Sekali lagi James menarik lalu melepas napasnya pelan, ia tahu Ella masih menyimpan banyak keraguan. Keadaan itu tercetak jelas di wajah. “Ella sayang, kan Paman sudah pernah bilang ‘kan? Ada Alessa yang akan antar jemput kamu kemanapun kamu pergi, kenapa nggak nunggu saja?”
“Kelas udah selesai 30 menit, tapi itu bukan karena Alessa telat. Aku… Cuma mau jalan-jalan ke rumah Ayah sama Bunda.” Terang Ella menahan sakit ketika perawat membersihkan lukanya.
“Ok, besok kita coba ke sana! Walaupun mereka nggak akan datang,”

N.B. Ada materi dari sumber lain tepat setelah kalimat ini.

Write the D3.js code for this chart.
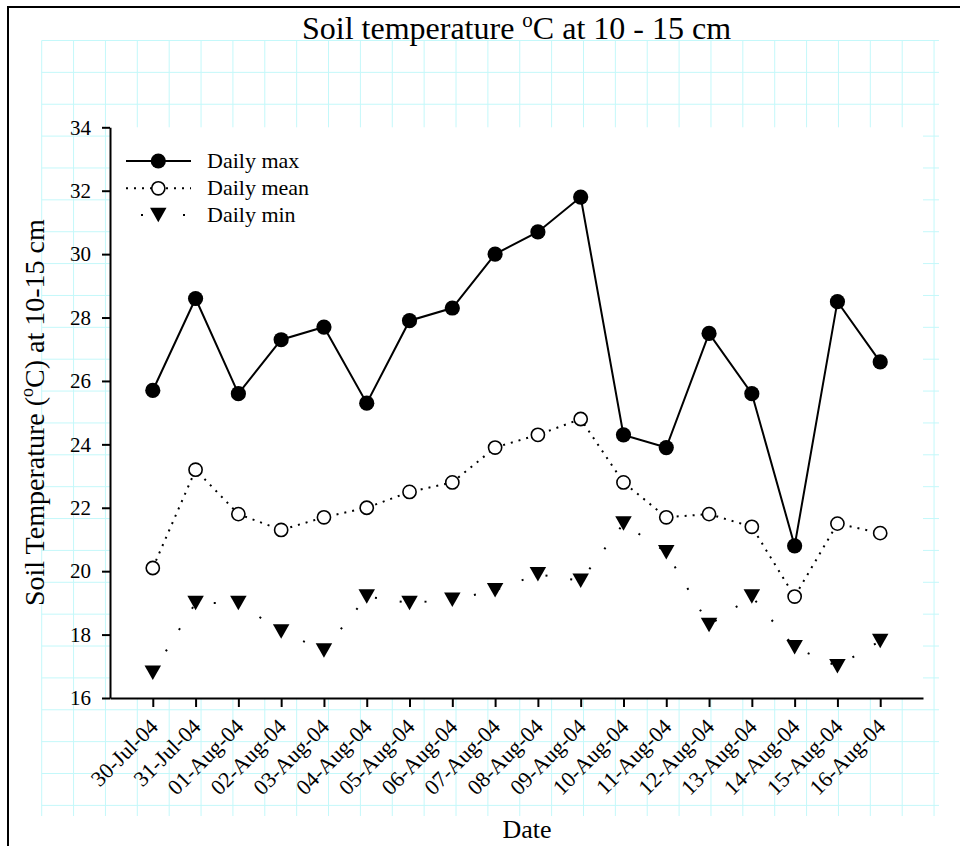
<!DOCTYPE html>
<html>
<head>
<meta charset="utf-8">
<script src="https://cdn.jsdelivr.net/npm/d3@7"></script>
<style>
    body { margin: 0; background: white; }
    svg text { font-family: "Liberation Serif", "Times New Roman", serif; fill: black; }
</style>
</head>
<body>
<svg id="soil_chart" width="960" height="846"></svg>
<script>
var dates = ["30-Jul-04", "31-Jul-04", "01-Aug-04", "02-Aug-04", "03-Aug-04", "04-Aug-04",
    "05-Aug-04", "06-Aug-04", "07-Aug-04", "08-Aug-04", "09-Aug-04", "10-Aug-04",
    "11-Aug-04", "12-Aug-04", "13-Aug-04", "14-Aug-04", "15-Aug-04", "16-Aug-04"];
var dailyMax = [25.7, 28.6, 25.6, 27.3, 27.7, 25.3, 27.9, 28.3, 30.0, 30.7, 31.8, 24.3, 23.9, 27.5, 25.6, 20.8, 28.5, 26.6];
var dailyMean = [20.1, 23.2, 21.8, 21.3, 21.7, 22.0, 22.5, 22.8, 23.9, 24.3, 24.8, 22.8, 21.7, 21.8, 21.4, 19.2, 21.5, 21.2];
var dailyMin = [16.8, 19.0, 19.0, 18.1, 17.5, 19.2, 19.0, 19.1, 19.4, 19.9, 19.7, 21.5, 20.6, 18.3, 19.2, 17.6, 17.0, 17.8];
var yTicks = [16, 18, 20, 22, 24, 26, 28, 30, 32, 34];
var seriesNames = ["Daily max", "Daily mean", "Daily min"];

var svg = d3.select("#soil_chart");
const plot = {left: 110, right: 923, top: 127.3, bottom: 698};

// graph paper background
const gridStep = 31.87;
const gridLeft = 41.7, gridTop = 40.5, gridRight = 939, gridBottom = 816;
var paper = svg.append("g").attr("id", "paper");
paper.selectAll("line.v")
    .data(d3.range(gridLeft, gridRight, gridStep)).enter()
    .append("line").classed("v", true)
    .attr("x1", d => d).attr("x2", d => d)
    .attr("y1", gridTop).attr("y2", gridBottom)
    .attr("stroke", "#c4f8fa").attr("stroke-width", 1);
paper.selectAll("line.h")
    .data(d3.range(gridTop, gridBottom, gridStep)).enter()
    .append("line").classed("h", true)
    .attr("x1", gridLeft).attr("x2", gridRight)
    .attr("y1", d => d).attr("y2", d => d)
    .attr("stroke", "#c4f8fa").attr("stroke-width", 1);

// outer frame
svg.append("rect")
    .attr("x", 8).attr("y", 7)
    .attr("width", 1000).attr("height", 900)
    .attr("fill", "none").attr("stroke", "black").attr("stroke-width", 2);

// white plot area
svg.append("rect")
    .attr("x", plot.left).attr("y", plot.top)
    .attr("width", plot.right - plot.left).attr("height", plot.bottom - plot.top + 1)
    .attr("fill", "white");

var xScale = d3.scalePoint()
    .domain(dates)
    .range([plot.left, plot.right])
    .padding(1);
var yScale = d3.scaleLinear()
    .domain([16, 34])
    .range([plot.bottom, plot.top]);

// axes
var yAxis = svg.append("g")
    .attr("transform", "translate(" + plot.left + ",0)")
    .call(d3.axisLeft(yScale).tickValues(yTicks).tickSize(8).tickSizeOuter(0).tickPadding(11));
var xAxis = svg.append("g")
    .attr("transform", "translate(0," + plot.bottom + ")")
    .call(d3.axisBottom(xScale).tickSize(9).tickSizeOuter(0));

svg.selectAll(".domain, .tick line").attr("stroke", "black").attr("stroke-width", 2);
yAxis.attr("font-family", null).attr("font-size", null);
xAxis.attr("font-family", null).attr("font-size", null);
yAxis.selectAll("text").style("font-size", "21px");
xAxis.selectAll("text")
    .style("font-size", "22px")
    .attr("text-anchor", "end")
    .attr("y", 0).attr("dy", 0)
    .attr("transform", "translate(6,30) rotate(-45)");

// titles
var title = svg.append("text")
    .attr("x", (plot.left + plot.right) / 2).attr("y", 39)
    .attr("text-anchor", "middle")
    .style("font-size", "32px");
title.append("tspan").text("Soil temperature ");
title.append("tspan").attr("dy", -12).style("font-size", "21px").text("o");
title.append("tspan").attr("dy", 12).text("C at 10 - 15 cm");

var yLabel = svg.append("text")
    .attr("transform", "translate(44," + (plot.top + plot.bottom) / 2 + ") rotate(-90)")
    .attr("text-anchor", "middle")
    .style("font-size", "28px");
yLabel.append("tspan").text("Soil Temperature (");
yLabel.append("tspan").attr("dy", -11).style("font-size", "18px").text("o");
yLabel.append("tspan").attr("dy", 11).text("C) at 10-15 cm");

svg.append("text")
    .attr("x", 527).attr("y", 838)
    .attr("text-anchor", "middle")
    .style("font-size", "26px")
    .text("Date");

// series
var lineGen = d3.line()
    .x((d, i) => xScale(dates[i]))
    .y(d => yScale(d));

const styles = [
    {dash: null, marker: "filled"},
    {dash: "2,6", marker: "open"},
    {dash: "2,23", marker: "triangle"}
];
var allSeries = [dailyMax, dailyMean, dailyMin];

var lines = svg.append("g").attr("id", "lines");
allSeries.forEach(function(values, s) {
    lines.append("path")
        .attr("d", lineGen(values))
        .attr("fill", "none")
        .attr("stroke", "black")
        .attr("stroke-width", 2)
        .attr("stroke-dasharray", styles[s].dash);
});

function drawMarker(parent, type, x, y) {
    if (type == "filled") {
        parent.append("circle").attr("cx", x).attr("cy", y).attr("r", 7.6).attr("fill", "black");
    } else if (type == "open") {
        parent.append("circle").attr("cx", x).attr("cy", y).attr("r", 6.6)
            .attr("fill", "white").attr("stroke", "black").attr("stroke-width", 1.6);
    } else {
        const w = 16.5, h = 14.5;
        parent.append("path")
            .attr("d", "M" + (x - w / 2) + "," + (y - h / 2) + "L" + (x + w / 2) + "," + (y - h / 2) + "L" + x + "," + (y + h / 2) + "Z")
            .attr("fill", "black");
    }
}

var markers = svg.append("g").attr("id", "markers");
allSeries.forEach(function(values, s) {
    values.forEach(function(v, i) {
        drawMarker(markers, styles[s].marker, xScale(dates[i]), yScale(v));
    });
});

// legend
const legendRows = [161, 188.3, 215];
const legendDash = [null, "2,6", "2,40"];
const legendOffset = [0, 0, -15];
var legend = svg.append("g").attr("id", "legend");
seriesNames.forEach(function(name, s) {
    legend.append("line")
        .attr("x1", 126).attr("x2", 191)
        .attr("y1", legendRows[s]).attr("y2", legendRows[s])
        .attr("stroke", "black").attr("stroke-width", 2)
        .attr("stroke-dasharray", legendDash[s])
        .attr("stroke-dashoffset", legendOffset[s]);
    drawMarker(legend, styles[s].marker, 158.3, legendRows[s]);
    legend.append("text")
        .attr("x", 207).attr("y", legendRows[s] + 7)
        .style("font-size", "22px")
        .text(name);
});
</script>
</body>
</html>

Ella pun menggeleng lemah. “Aku ingin hari ini, tapi… Nggak apa-apa, bisa lain kali kok.”
Raut itu lesu, sapaan matanya sayu dan James tidak bisa membiarkan hal itu tetap ada. “Besok atau lusa kita ke sana, tapi… khusus hari ini kamu istirahat di rumah, urusan les biar Paman panggil guru kamu ke rumah!”
Ide itu kurang baik bagi Ella. “Kok gitu? Tapi kan…,”
James membungkam bibir tipis itu dengan jari telunjuk. “Ssh… Jangan cerewet! Nanti Paman gigit!”
Ella pun menahan tawa saat James berkata demikian. “Aku bukan tulang, Paman.”
Keduanya saling menahan tawa di ruangan tak terlalu besar, kemudian Ella harus berperang lagi melawan rasa sakit saat beberapa luka kecil di telapak tangan dan lutut itu diberi obat merah, sementara kakinya mendapat jahitan sepanjang 4 centimeter.